Again, I have stated this several times. I hate all the hardware associated with it... I hate the period of computing in general. Its just a shit time for hardware, software, and industry standards. Things got better after it (for hardware anyway).
 
Again, I have stated this several times. I hate all the hardware associated with it... I hate the period of computing in general. Its just a shit time for hardware, software, and industry standards. Things got better after it (for hardware anyway).
I've never once said you were wrong.
 
Well, I must say I laughed at times on this thread like I haven't laughed in a while. That was fun.

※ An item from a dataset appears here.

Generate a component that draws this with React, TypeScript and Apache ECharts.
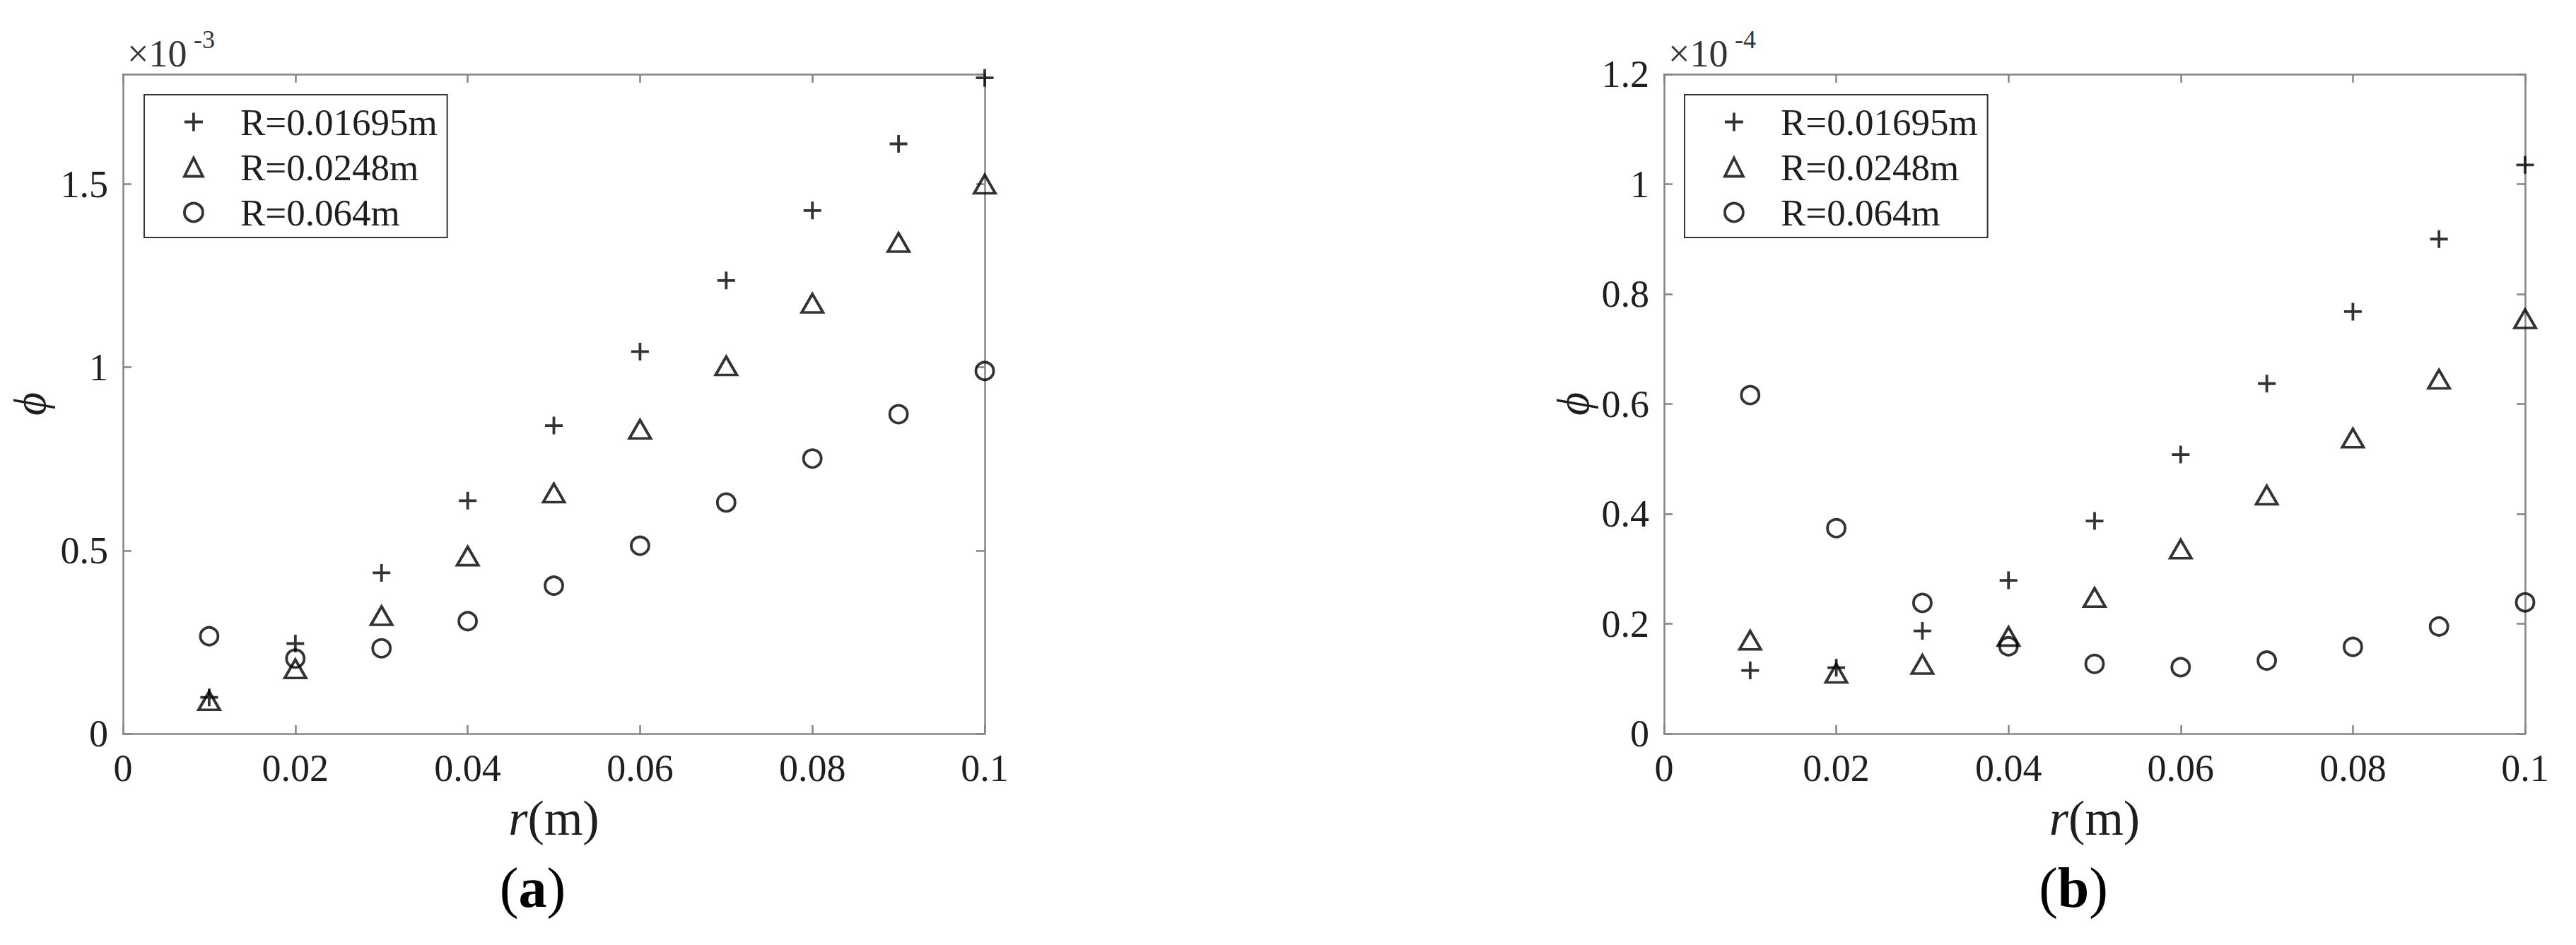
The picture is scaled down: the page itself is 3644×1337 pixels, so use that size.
import React, { useEffect, useRef } from "react";
import * as echarts from "echarts";

// ---------- data ----------
const R_VALUES = [0.01, 0.02, 0.03, 0.04, 0.05, 0.06, 0.07, 0.08, 0.09, 0.1];
const SERIES_NAMES = ["R=0.01695m", "R=0.0248m", "R=0.064m"];

// panel (a): values in units of 1e-3
const A_PLUS = [0.099, 0.246, 0.439, 0.636, 0.841, 1.043, 1.237, 1.428, 1.61, 1.79];
const A_TRI = [0.09, 0.177, 0.322, 0.485, 0.657, 0.831, 1.004, 1.175, 1.341, 1.5];
const A_CIRC = [0.266, 0.205, 0.233, 0.307, 0.404, 0.513, 0.631, 0.751, 0.872, 0.99];

// panel (b): values in units of 1e-4
const B_PLUS = [0.115, 0.12, 0.187, 0.279, 0.387, 0.508, 0.637, 0.768, 0.9, 1.035];
const B_TRI = [0.17, 0.11, 0.126, 0.177, 0.248, 0.336, 0.434, 0.538, 0.645, 0.755];
const B_CIRC = [0.616, 0.374, 0.238, 0.159, 0.127, 0.121, 0.133, 0.158, 0.195, 0.239];

const X_MIN = 0;
const X_MAX = 0.1;
const X_STEP = 0.02;
const A_Y_MAX = 1.8;
const A_Y_STEP = 0.5;
const B_Y_MAX = 1.2;
const B_Y_STEP = 0.2;
const A_EXP = "-3";
const B_EXP = "-4";
const PANEL_LABELS = ["a", "b"];

// ---------- styles ----------
const FONT = "'Liberation Serif', 'DejaVu Serif', serif";
const AXIS_COLOR = "#858585";
const TEXT_COLOR = "#1e1e1e";
const PLUS_PATH = "path://M0,5L10,5M5,0L5,10";
const MARK_W = 3.8;

const GRIDS = [
  { left: 174, top: 105, width: 1219, height: 933 },
  { left: 2354, top: 105, width: 1218, height: 933 },
];

function xAxis(gi: number, pos: "bottom" | "top") {
  const bottom = pos === "bottom";
  return {
    type: "value",
    gridIndex: gi,
    position: pos,
    min: X_MIN,
    max: X_MAX,
    interval: X_STEP,
    axisLine: { show: true, onZero: false, lineStyle: { color: AXIS_COLOR, width: 2.5 } },
    axisTick: { show: true, inside: true, length: 12, lineStyle: { color: AXIS_COLOR, width: 2.5 } },
    splitLine: { show: false },
    axisLabel: bottom
      ? { show: true, margin: 22, fontSize: 54, fontFamily: FONT, color: TEXT_COLOR }
      : { show: false },
    name: bottom ? "{i|r}(m)" : "",
    nameLocation: "middle",
    nameGap: 84,
    nameTextStyle: {
      fontSize: 70,
      fontFamily: FONT,
      color: TEXT_COLOR,
      rich: {
        i: { fontSize: 70, fontFamily: FONT, fontStyle: "italic", color: TEXT_COLOR },
      },
    },
  };
}

function yAxis(gi: number, pos: "left" | "right", max: number, step: number, gap: number, showMax: boolean) {
  const left = pos === "left";
  return {
    type: "value",
    gridIndex: gi,
    position: pos,
    min: 0,
    max,
    interval: step,
    axisLine: { show: true, onZero: false, lineStyle: { color: AXIS_COLOR, width: 2.5 } },
    axisTick: { show: true, inside: true, length: 12, lineStyle: { color: AXIS_COLOR, width: 2.5 } },
    splitLine: { show: false },
    axisLabel: left
      ? { show: true, margin: 21, fontSize: 54, fontFamily: FONT, color: TEXT_COLOR, showMaxLabel: showMax }
      : { show: false },
    name: left ? "ϕ" : "",
    nameLocation: "middle",
    nameRotate: 90,
    nameGap: gap,
    nameTextStyle: { fontSize: 64, fontFamily: FONT, fontStyle: "italic", color: TEXT_COLOR },
  };
}

const MARK_STYLE = { color: "transparent", borderColor: "#000", borderWidth: MARK_W };

function series(name: string, ys: number[], gi: number, symbol: string, size: any) {
  return {
    type: "scatter",
    name,
    xAxisIndex: gi * 2,
    yAxisIndex: gi * 2,
    data: R_VALUES.map((x, i) => [x, ys[i]]),
    symbol,
    symbolSize: size,
    itemStyle: MARK_STYLE,
    clip: false,
    silent: true,
  };
}

function legend(left: number) {
  return {
    show: true,
    orient: "vertical",
    left,
    top: 134,
    data: SERIES_NAMES,
    selectedMode: false,
    backgroundColor: "#fff",
    borderColor: "#333",
    borderWidth: 2,
    padding: [12, 14, 9, 55],
    itemGap: 11,
    itemWidth: 26,
    itemHeight: 26,
    itemStyle: { color: "transparent", borderColor: "#000", borderWidth: MARK_W },
    textStyle: {
      fontSize: 53,
      lineHeight: 52,
      fontFamily: FONT,
      color: TEXT_COLOR,
      padding: [0, 0, 0, 48],
    },
  };
}

function exponentText(gi: number, exp: string) {
  const x0 = GRIDS[gi].left + 6;
  return [
    {
      type: "text",
      x: x0,
      y: 76,
      silent: true,
      style: {
        text: "×10",
        fontSize: 54,
        fontFamily: FONT,
        fill: "#333",
        align: "left",
        verticalAlign: "middle",
        textAlign: "left",
        textVerticalAlign: "middle",
      },
    },
    {
      type: "text",
      x: x0 + 94,
      y: 56,
      silent: true,
      style: {
        text: exp,
        fontSize: 36,
        fontFamily: FONT,
        fill: "#333",
        align: "left",
        verticalAlign: "middle",
        textAlign: "left",
        textVerticalAlign: "middle",
      },
    },
  ];
}

function panelLabel(gi: number) {
  const g = GRIDS[gi];
  return {
    type: "text",
    x: g.left + g.width / 2 - 30,
    y: 1256,
    silent: true,
    style: {
      text: "({b|" + PANEL_LABELS[gi] + "})",
      fontSize: 80,
      fontFamily: FONT,
      fill: "#000",
      align: "center",
      verticalAlign: "middle",
      textAlign: "center",
      textVerticalAlign: "middle",
      rich: {
        b: { fontSize: 80, fontFamily: FONT, fontWeight: "bold", fill: "#000", color: "#000" },
      },
    },
  };
}

export default function App() {
  const ref = useRef<HTMLDivElement>(null);

  useEffect(() => {
    if (!ref.current) return;
    const chart = echarts.init(ref.current, null, { renderer: "svg" });
    const option: any = {
      animation: false,
      backgroundColor: "#fff",
      grid: GRIDS.map((g) => ({ ...g, containLabel: false })),
      xAxis: [xAxis(0, "bottom"), xAxis(0, "top"), xAxis(1, "bottom"), xAxis(1, "top")],
      yAxis: [
        yAxis(0, "left", A_Y_MAX, A_Y_STEP, 100, false),
        yAxis(0, "right", A_Y_MAX, A_Y_STEP, 0, false),
        yAxis(1, "left", B_Y_MAX, B_Y_STEP, 97, true),
        yAxis(1, "right", B_Y_MAX, B_Y_STEP, 0, false),
      ],
      legend: [legend(204), legend(2383)],
      series: [
        series(SERIES_NAMES[0], A_PLUS, 0, PLUS_PATH, 25),
        series(SERIES_NAMES[1], A_TRI, 0, "triangle", [30, 26]),
        series(SERIES_NAMES[2], A_CIRC, 0, "circle", 25),
        series(SERIES_NAMES[0], B_PLUS, 1, PLUS_PATH, 25),
        series(SERIES_NAMES[1], B_TRI, 1, "triangle", [30, 26]),
        series(SERIES_NAMES[2], B_CIRC, 1, "circle", 25),
      ],
      graphic: [
        ...exponentText(0, A_EXP),
        ...exponentText(1, B_EXP),
        panelLabel(0),
        panelLabel(1),
      ],
    };
    chart.setOption(option);
    return () => chart.dispose();
  }, []);

  return (
    <div
      ref={ref}
      style={{ position: "fixed", left: 0, top: 0, width: "3644px", height: "1337px", background: "#fff" }}
    />
  );
}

I am not a P4 hater. But I am a a small business user and I got use out of old cast offs for many years by using XP and Linux. Eventually I did retire all my P4 systems and moved on from XP and Xubuntu and adopted Core2Duo and Windows 7 and then Windows 10. My current systems all use Windows 10 on Core i5 processors. And I dumped MS Office for Libre Office a long time ago. But they still have a stupid "ribbon" interface. But I can still use the same key combos and menus, which someone was saying MS should have done with MS Office. Libre Office works fine for our shop. Except for integrating with Quick Books. I had to install one instance of MS Office just for QuickBooks.

At home I use MX Linux and antiX Linux. I have everything from P-III to Core i5 running Linux. I do have a couple of Windows 10 and 11 systems but rarely use them. Linux is my daily driver. But I am an experimenter and I still fire a few P4's and play with with them. They run MX and antiX and Debian quite well. But not for daily office work. Just for the hobby. I inherited the P4's as a natural progression of my upgrades. For quite a while we used P4's as our main fleet. When I replaced them with a Core2Duo fleet I ended up with the cast off's in my lab at home. Now my Core2Duo's have joined them. That part of my hobby is Linux centric. Linux is definitely worth the effort to learn for these now cast-off systems that are not really "vintage" but still "old computers".

I had to finish reading the thread even though I was trying to watch a Knicks game. It was that much fun. Now I have to go to bed so I can get up early to go to Wall NJ for the VCF East festival. It's a three hour drive for me.